- [GIVEN DATA]:
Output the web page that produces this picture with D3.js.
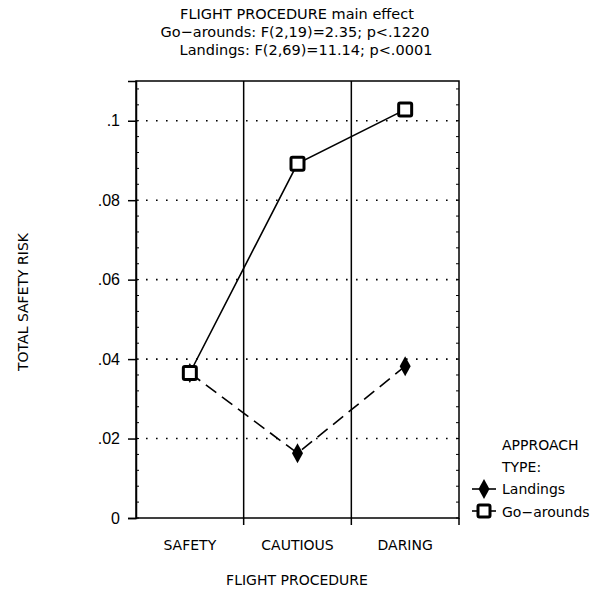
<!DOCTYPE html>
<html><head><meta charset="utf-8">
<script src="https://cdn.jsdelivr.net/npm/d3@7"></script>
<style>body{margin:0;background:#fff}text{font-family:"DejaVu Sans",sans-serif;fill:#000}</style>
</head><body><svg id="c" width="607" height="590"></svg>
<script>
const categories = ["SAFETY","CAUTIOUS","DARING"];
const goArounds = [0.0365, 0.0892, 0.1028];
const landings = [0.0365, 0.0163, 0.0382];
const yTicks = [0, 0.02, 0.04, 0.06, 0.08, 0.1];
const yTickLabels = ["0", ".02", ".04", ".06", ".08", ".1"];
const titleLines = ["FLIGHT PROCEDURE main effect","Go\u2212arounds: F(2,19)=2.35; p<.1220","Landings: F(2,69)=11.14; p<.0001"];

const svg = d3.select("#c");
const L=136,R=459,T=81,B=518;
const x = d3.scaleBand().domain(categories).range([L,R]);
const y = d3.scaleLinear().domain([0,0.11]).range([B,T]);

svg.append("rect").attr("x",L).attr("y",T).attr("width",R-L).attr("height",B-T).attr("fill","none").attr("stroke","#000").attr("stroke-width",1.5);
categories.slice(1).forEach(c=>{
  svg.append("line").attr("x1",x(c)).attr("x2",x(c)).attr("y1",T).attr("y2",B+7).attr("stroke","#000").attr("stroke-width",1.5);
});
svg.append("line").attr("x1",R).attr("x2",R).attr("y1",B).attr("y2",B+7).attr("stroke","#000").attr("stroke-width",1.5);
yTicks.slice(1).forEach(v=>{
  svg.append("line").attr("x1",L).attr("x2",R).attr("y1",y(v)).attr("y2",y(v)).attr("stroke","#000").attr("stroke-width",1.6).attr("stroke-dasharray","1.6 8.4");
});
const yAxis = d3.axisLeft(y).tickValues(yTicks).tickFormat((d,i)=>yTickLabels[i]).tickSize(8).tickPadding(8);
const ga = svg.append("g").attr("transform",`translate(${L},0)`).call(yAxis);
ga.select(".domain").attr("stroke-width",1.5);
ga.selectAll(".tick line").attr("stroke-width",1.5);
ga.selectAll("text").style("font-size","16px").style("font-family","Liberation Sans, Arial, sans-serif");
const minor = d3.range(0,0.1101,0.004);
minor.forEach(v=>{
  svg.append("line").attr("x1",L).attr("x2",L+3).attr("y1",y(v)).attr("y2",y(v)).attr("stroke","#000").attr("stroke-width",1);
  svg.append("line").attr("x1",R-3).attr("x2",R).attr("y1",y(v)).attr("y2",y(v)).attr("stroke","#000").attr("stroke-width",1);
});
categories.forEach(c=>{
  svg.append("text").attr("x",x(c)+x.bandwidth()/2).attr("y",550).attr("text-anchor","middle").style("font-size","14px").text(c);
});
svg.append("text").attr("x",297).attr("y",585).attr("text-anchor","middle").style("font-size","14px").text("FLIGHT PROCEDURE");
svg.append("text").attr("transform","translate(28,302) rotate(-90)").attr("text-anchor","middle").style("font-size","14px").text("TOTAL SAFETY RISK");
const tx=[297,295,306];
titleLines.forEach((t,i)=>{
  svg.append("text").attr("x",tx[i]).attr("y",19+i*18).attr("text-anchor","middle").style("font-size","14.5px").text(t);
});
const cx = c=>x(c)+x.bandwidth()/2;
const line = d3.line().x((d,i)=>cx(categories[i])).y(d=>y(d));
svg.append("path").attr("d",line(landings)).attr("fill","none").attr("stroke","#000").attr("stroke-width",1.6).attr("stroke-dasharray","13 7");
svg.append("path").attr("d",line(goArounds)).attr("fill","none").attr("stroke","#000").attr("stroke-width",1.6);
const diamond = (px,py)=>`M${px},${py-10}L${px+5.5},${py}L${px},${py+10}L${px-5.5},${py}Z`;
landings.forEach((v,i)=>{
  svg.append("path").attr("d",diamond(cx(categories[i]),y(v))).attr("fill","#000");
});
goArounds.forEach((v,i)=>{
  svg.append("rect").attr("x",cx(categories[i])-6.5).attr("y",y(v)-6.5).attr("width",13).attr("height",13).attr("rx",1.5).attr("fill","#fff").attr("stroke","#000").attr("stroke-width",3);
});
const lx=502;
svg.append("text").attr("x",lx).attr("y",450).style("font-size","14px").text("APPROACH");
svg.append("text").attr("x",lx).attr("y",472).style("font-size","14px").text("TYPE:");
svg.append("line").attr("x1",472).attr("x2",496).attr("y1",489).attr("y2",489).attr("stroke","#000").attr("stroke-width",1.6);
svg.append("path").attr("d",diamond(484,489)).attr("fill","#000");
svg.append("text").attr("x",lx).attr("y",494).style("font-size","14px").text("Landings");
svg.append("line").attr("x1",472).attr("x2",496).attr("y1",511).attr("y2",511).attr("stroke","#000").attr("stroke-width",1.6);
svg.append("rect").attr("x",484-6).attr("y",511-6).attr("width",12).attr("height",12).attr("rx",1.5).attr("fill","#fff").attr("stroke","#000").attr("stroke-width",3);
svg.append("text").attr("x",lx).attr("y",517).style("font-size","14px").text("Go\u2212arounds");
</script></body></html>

- [PROBLEM STATEMENT]: Reproduce all of the material exactly, apart from the pictures.

- [SOLUTION FOR THIS EXERCISE]:
Output the web page that produces this picture with D3.js.
<!DOCTYPE html>
<html><head><meta charset="utf-8">
<script src="https://cdn.jsdelivr.net/npm/d3@7"></script>
<style>body{margin:0;background:#fff}text{font-family:"DejaVu Sans",sans-serif;fill:#000}</style>
</head><body><svg id="c" width="607" height="590"></svg>
<script>
const categories = ["SAFETY","CAUTIOUS","DARING"];
const goArounds = [0.0365, 0.0892, 0.1028];
const landings = [0.0365, 0.0163, 0.0382];
const yTicks = [0, 0.02, 0.04, 0.06, 0.08, 0.1];
const yTickLabels = ["0", ".02", ".04", ".06", ".08", ".1"];
const titleLines = ["FLIGHT PROCEDURE main effect","Go\u2212arounds: F(2,19)=2.35; p<.1220","Landings: F(2,69)=11.14; p<.0001"];

const svg = d3.select("#c");
const L=136,R=459,T=81,B=518;
const x = d3.scaleBand().domain(categories).range([L,R]);
const y = d3.scaleLinear().domain([0,0.11]).range([B,T]);

svg.append("rect").attr("x",L).attr("y",T).attr("width",R-L).attr("height",B-T).attr("fill","none").attr("stroke","#000").attr("stroke-width",1.5);
categories.slice(1).forEach(c=>{
  svg.append("line").attr("x1",x(c)).attr("x2",x(c)).attr("y1",T).attr("y2",B+7).attr("stroke","#000").attr("stroke-width",1.5);
});
svg.append("line").attr("x1",R).attr("x2",R).attr("y1",B).attr("y2",B+7).attr("stroke","#000").attr("stroke-width",1.5);
yTicks.slice(1).forEach(v=>{
  svg.append("line").attr("x1",L).attr("x2",R).attr("y1",y(v)).attr("y2",y(v)).attr("stroke","#000").attr("stroke-width",1.6).attr("stroke-dasharray","1.6 8.4");
});
const yAxis = d3.axisLeft(y).tickValues(yTicks).tickFormat((d,i)=>yTickLabels[i]).tickSize(8).tickPadding(8);
const ga = svg.append("g").attr("transform",`translate(${L},0)`).call(yAxis);
ga.select(".domain").attr("stroke-width",1.5);
ga.selectAll(".tick line").attr("stroke-width",1.5);
ga.selectAll("text").style("font-size","16px").style("font-family","Liberation Sans, Arial, sans-serif");
const minor = d3.range(0,0.1101,0.004);
minor.forEach(v=>{
  svg.append("line").attr("x1",L).attr("x2",L+3).attr("y1",y(v)).attr("y2",y(v)).attr("stroke","#000").attr("stroke-width",1);
  svg.append("line").attr("x1",R-3).attr("x2",R).attr("y1",y(v)).attr("y2",y(v)).attr("stroke","#000").attr("stroke-width",1);
});
categories.forEach(c=>{
  svg.append("text").attr("x",x(c)+x.bandwidth()/2).attr("y",550).attr("text-anchor","middle").style("font-size","14px").text(c);
});
svg.append("text").attr("x",297).attr("y",585).attr("text-anchor","middle").style("font-size","14px").text("FLIGHT PROCEDURE");
svg.append("text").attr("transform","translate(28,302) rotate(-90)").attr("text-anchor","middle").style("font-size","14px").text("TOTAL SAFETY RISK");
const tx=[297,295,306];
titleLines.forEach((t,i)=>{
  svg.append("text").attr("x",tx[i]).attr("y",19+i*18).attr("text-anchor","middle").style("font-size","14.5px").text(t);
});
const cx = c=>x(c)+x.bandwidth()/2;
const line = d3.line().x((d,i)=>cx(categories[i])).y(d=>y(d));
svg.append("path").attr("d",line(landings)).attr("fill","none").attr("stroke","#000").attr("stroke-width",1.6).attr("stroke-dasharray","13 7");
svg.append("path").attr("d",line(goArounds)).attr("fill","none").attr("stroke","#000").attr("stroke-width",1.6);
const diamond = (px,py)=>`M${px},${py-10}L${px+5.5},${py}L${px},${py+10}L${px-5.5},${py}Z`;
landings.forEach((v,i)=>{
  svg.append("path").attr("d",diamond(cx(categories[i]),y(v))).attr("fill","#000");
});
goArounds.forEach((v,i)=>{
  svg.append("rect").attr("x",cx(categories[i])-6.5).attr("y",y(v)-6.5).attr("width",13).attr("height",13).attr("rx",1.5).attr("fill","#fff").attr("stroke","#000").attr("stroke-width",3);
});
const lx=502;
svg.append("text").attr("x",lx).attr("y",450).style("font-size","14px").text("APPROACH");
svg.append("text").attr("x",lx).attr("y",472).style("font-size","14px").text("TYPE:");
svg.append("line").attr("x1",472).attr("x2",496).attr("y1",489).attr("y2",489).attr("stroke","#000").attr("stroke-width",1.6);
svg.append("path").attr("d",diamond(484,489)).attr("fill","#000");
svg.append("text").attr("x",lx).attr("y",494).style("font-size","14px").text("Landings");
svg.append("line").attr("x1",472).attr("x2",496).attr("y1",511).attr("y2",511).attr("stroke","#000").attr("stroke-width",1.6);
svg.append("rect").attr("x",484-6).attr("y",511-6).attr("width",12).attr("height",12).attr("rx",1.5).attr("fill","#fff").attr("stroke","#000").attr("stroke-width",3);
svg.append("text").attr("x",lx).attr("y",517).style("font-size","14px").text("Go\u2212arounds");
</script></body></html>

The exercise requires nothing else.